Nokia Money will let consumers pay for purchases, take care of bills, and send money to other people, all from their cell phones.

Mobile phone maker Nokia on Wednesday announced the launch of a financial service called Nokia Money, designed to let consumers pay bills and merchants and send money to friends and family using their cell phones.

Nokia believes the service will help people in the U.S. and in emerging markets who are not served by banks or other traditional financial outlets.

"In many countries, mobile phone ownership significantly exceeds bank account usage, suggesting that many mobile phone users have very limited or no access to basic financial services," said Mary McDowell, Nokia's chief development officer.

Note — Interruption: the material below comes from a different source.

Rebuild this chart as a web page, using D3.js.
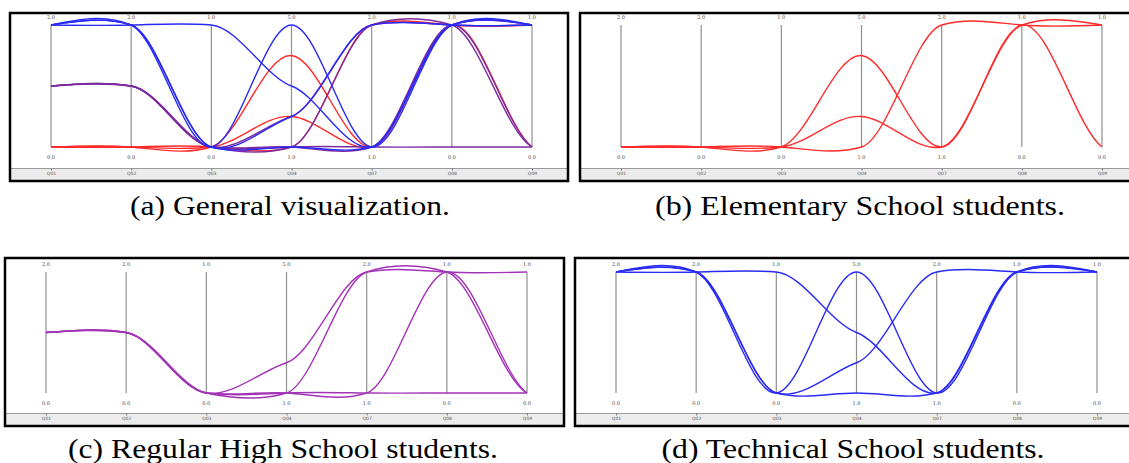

The new service may find a special niche in the U.S., which has lagged behind countries such as Japan in the ability to pay for items on the fly through a cell phone.

"Rural consumers will particularly benefit from money transfers and, for urban consumers used to online services, we are enabling services such as payment of utility bills, purchase of train and movie tickets, top-ups, all through their mobile phones," said Teppo Paavola, Nokia VP and head of corporate business development.

Nokia Money will team up with Obopay, a mobile-payment provider that lets its customers pay for items via their mobile phones. Nokia invested heavily in Obopay earlier this year.

Nokia said the service is designed to operate with different networks and financial institutions. On the consumer's end, it can also work with any cell phone, not just Nokia models.

The new service is set for its first demo at Nokia World in Germany next week. A gradual rollout of Nokia Money to selected markets will take off early next year.

Nokia follows other financial companies trying to tap into the mobile market. For example, USAA bank recently revamped its iPhone app to let customers deposit checks through their phones. Sprint's MyMoneyManager allows consumers to bank and pay bills through their mobile phones.

The popularity of mobile banking has naturally raised concerns over security and privacy. But some experts questioned feel the technology is safe and secure, at least for the time being.